__Exercise instructions__
Leave out the pictures and repeat the data exactly.

__Entries__
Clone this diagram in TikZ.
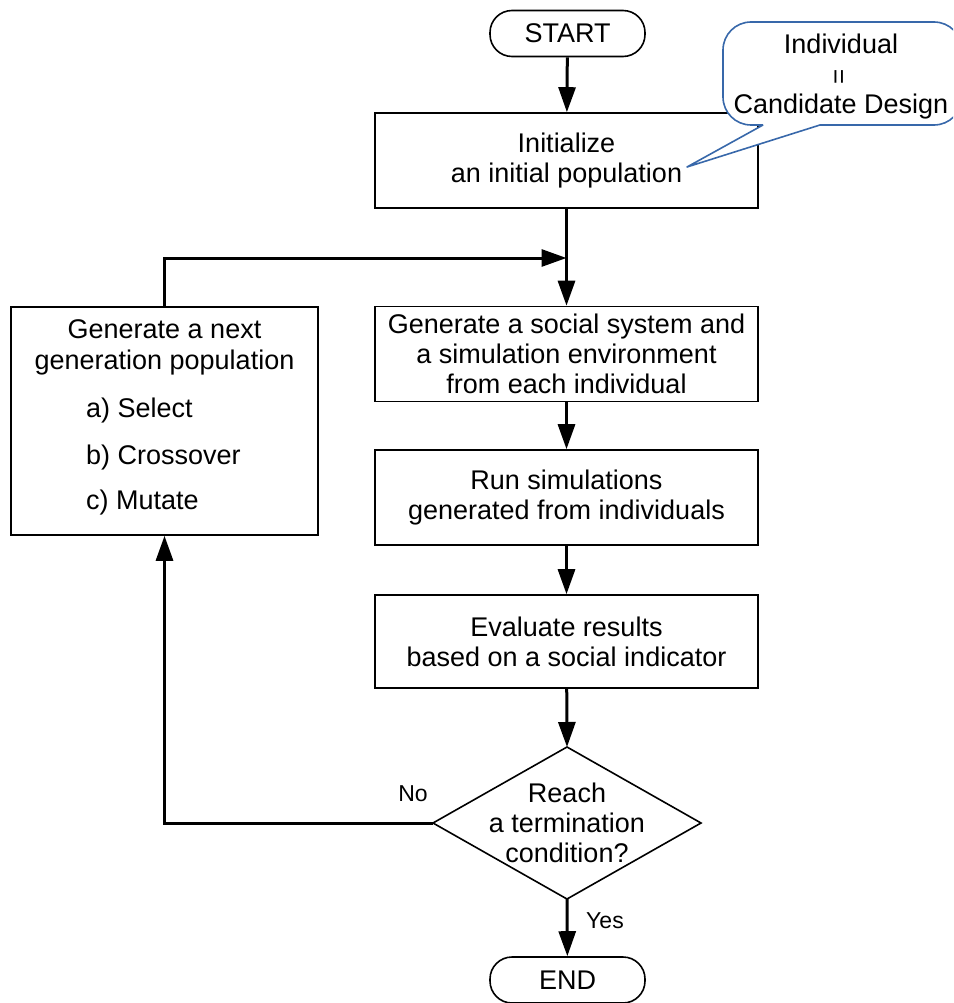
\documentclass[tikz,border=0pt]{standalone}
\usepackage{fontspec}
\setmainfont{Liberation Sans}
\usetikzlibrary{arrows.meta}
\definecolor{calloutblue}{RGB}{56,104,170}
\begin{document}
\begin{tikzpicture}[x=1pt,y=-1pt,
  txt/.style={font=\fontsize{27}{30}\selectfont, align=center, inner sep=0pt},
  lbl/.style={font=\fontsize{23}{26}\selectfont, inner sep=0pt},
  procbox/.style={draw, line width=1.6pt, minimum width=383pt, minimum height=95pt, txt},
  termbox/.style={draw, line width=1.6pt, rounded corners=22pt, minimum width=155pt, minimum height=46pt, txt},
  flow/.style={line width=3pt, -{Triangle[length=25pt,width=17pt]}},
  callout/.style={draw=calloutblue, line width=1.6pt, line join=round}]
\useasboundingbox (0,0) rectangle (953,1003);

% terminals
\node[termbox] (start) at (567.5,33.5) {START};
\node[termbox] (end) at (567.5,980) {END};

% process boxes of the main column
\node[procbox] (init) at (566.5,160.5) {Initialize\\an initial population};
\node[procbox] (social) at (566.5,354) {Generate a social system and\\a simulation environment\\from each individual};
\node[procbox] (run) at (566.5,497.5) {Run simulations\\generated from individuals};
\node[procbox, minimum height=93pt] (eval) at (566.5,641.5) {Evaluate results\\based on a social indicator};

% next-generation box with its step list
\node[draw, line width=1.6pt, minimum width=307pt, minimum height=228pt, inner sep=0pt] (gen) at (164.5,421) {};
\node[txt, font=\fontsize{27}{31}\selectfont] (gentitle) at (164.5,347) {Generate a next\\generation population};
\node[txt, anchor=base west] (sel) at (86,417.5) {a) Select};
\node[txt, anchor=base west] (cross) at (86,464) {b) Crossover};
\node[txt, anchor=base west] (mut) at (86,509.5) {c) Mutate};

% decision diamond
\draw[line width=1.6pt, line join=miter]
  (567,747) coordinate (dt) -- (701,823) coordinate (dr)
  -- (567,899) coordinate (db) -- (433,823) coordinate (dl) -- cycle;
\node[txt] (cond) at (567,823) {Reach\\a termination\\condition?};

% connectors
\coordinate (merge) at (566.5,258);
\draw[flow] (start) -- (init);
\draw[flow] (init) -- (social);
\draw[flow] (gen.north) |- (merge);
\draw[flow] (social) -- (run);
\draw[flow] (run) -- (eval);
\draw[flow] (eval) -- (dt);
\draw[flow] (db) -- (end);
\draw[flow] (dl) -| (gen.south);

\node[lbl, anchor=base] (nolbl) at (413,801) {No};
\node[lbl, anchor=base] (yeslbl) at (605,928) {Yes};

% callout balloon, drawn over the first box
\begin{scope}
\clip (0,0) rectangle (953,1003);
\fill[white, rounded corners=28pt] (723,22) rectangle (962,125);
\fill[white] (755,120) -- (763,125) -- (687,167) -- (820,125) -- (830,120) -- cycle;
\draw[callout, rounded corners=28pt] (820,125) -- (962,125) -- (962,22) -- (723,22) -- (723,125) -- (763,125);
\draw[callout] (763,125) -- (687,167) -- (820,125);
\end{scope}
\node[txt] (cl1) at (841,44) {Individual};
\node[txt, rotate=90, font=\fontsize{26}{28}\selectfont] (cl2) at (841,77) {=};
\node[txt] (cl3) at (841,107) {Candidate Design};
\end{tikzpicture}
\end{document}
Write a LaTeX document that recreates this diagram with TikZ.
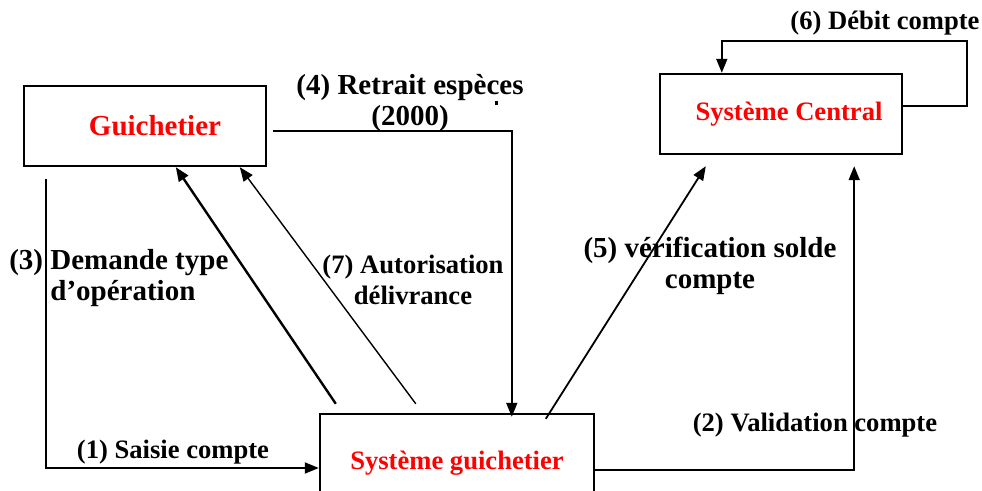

__Complete answer__
Clone this diagram in TikZ.
\documentclass[tikz,border=0pt]{standalone}
\usepackage{fontspec}
\setmainfont{Liberation Sans}
\usetikzlibrary{arrows.meta}
\definecolor{calloutblue}{RGB}{56,104,170}
\begin{document}
\begin{tikzpicture}[x=1pt,y=-1pt,
  txt/.style={font=\fontsize{27}{30}\selectfont, align=center, inner sep=0pt},
  lbl/.style={font=\fontsize{23}{26}\selectfont, inner sep=0pt},
  procbox/.style={draw, line width=1.6pt, minimum width=383pt, minimum height=95pt, txt},
  termbox/.style={draw, line width=1.6pt, rounded corners=22pt, minimum width=155pt, minimum height=46pt, txt},
  flow/.style={line width=3pt, -{Triangle[length=25pt,width=17pt]}},
  callout/.style={draw=calloutblue, line width=1.6pt, line join=round}]
\useasboundingbox (0,0) rectangle (953,1003);

% terminals
\node[termbox] (start) at (567.5,33.5) {START};
\node[termbox] (end) at (567.5,980) {END};

% process boxes of the main column
\node[procbox] (init) at (566.5,160.5) {Initialize\\an initial population};
\node[procbox] (social) at (566.5,354) {Generate a social system and\\a simulation environment\\from each individual};
\node[procbox] (run) at (566.5,497.5) {Run simulations\\generated from individuals};
\node[procbox, minimum height=93pt] (eval) at (566.5,641.5) {Evaluate results\\based on a social indicator};

% next-generation box with its step list
\node[draw, line width=1.6pt, minimum width=307pt, minimum height=228pt, inner sep=0pt] (gen) at (164.5,421) {};
\node[txt, font=\fontsize{27}{31}\selectfont] (gentitle) at (164.5,347) {Generate a next\\generation population};
\node[txt, anchor=base west] (sel) at (86,417.5) {a) Select};
\node[txt, anchor=base west] (cross) at (86,464) {b) Crossover};
\node[txt, anchor=base west] (mut) at (86,509.5) {c) Mutate};

% decision diamond
\draw[line width=1.6pt, line join=miter]
  (567,747) coordinate (dt) -- (701,823) coordinate (dr)
  -- (567,899) coordinate (db) -- (433,823) coordinate (dl) -- cycle;
\node[txt] (cond) at (567,823) {Reach\\a termination\\condition?};

% connectors
\coordinate (merge) at (566.5,258);
\draw[flow] (start) -- (init);
\draw[flow] (init) -- (social);
\draw[flow] (gen.north) |- (merge);
\draw[flow] (social) -- (run);
\draw[flow] (run) -- (eval);
\draw[flow] (eval) -- (dt);
\draw[flow] (db) -- (end);
\draw[flow] (dl) -| (gen.south);

\node[lbl, anchor=base] (nolbl) at (413,801) {No};
\node[lbl, anchor=base] (yeslbl) at (605,928) {Yes};

% callout balloon, drawn over the first box
\begin{scope}
\clip (0,0) rectangle (953,1003);
\fill[white, rounded corners=28pt] (723,22) rectangle (962,125);
\fill[white] (755,120) -- (763,125) -- (687,167) -- (820,125) -- (830,120) -- cycle;
\draw[callout, rounded corners=28pt] (820,125) -- (962,125) -- (962,22) -- (723,22) -- (723,125) -- (763,125);
\draw[callout] (763,125) -- (687,167) -- (820,125);
\end{scope}
\node[txt] (cl1) at (841,44) {Individual};
\node[txt, rotate=90, font=\fontsize{26}{28}\selectfont] (cl2) at (841,77) {=};
\node[txt] (cl3) at (841,107) {Candidate Design};
\end{tikzpicture}
\end{document}
Write a LaTeX document that recreates this diagram with TikZ.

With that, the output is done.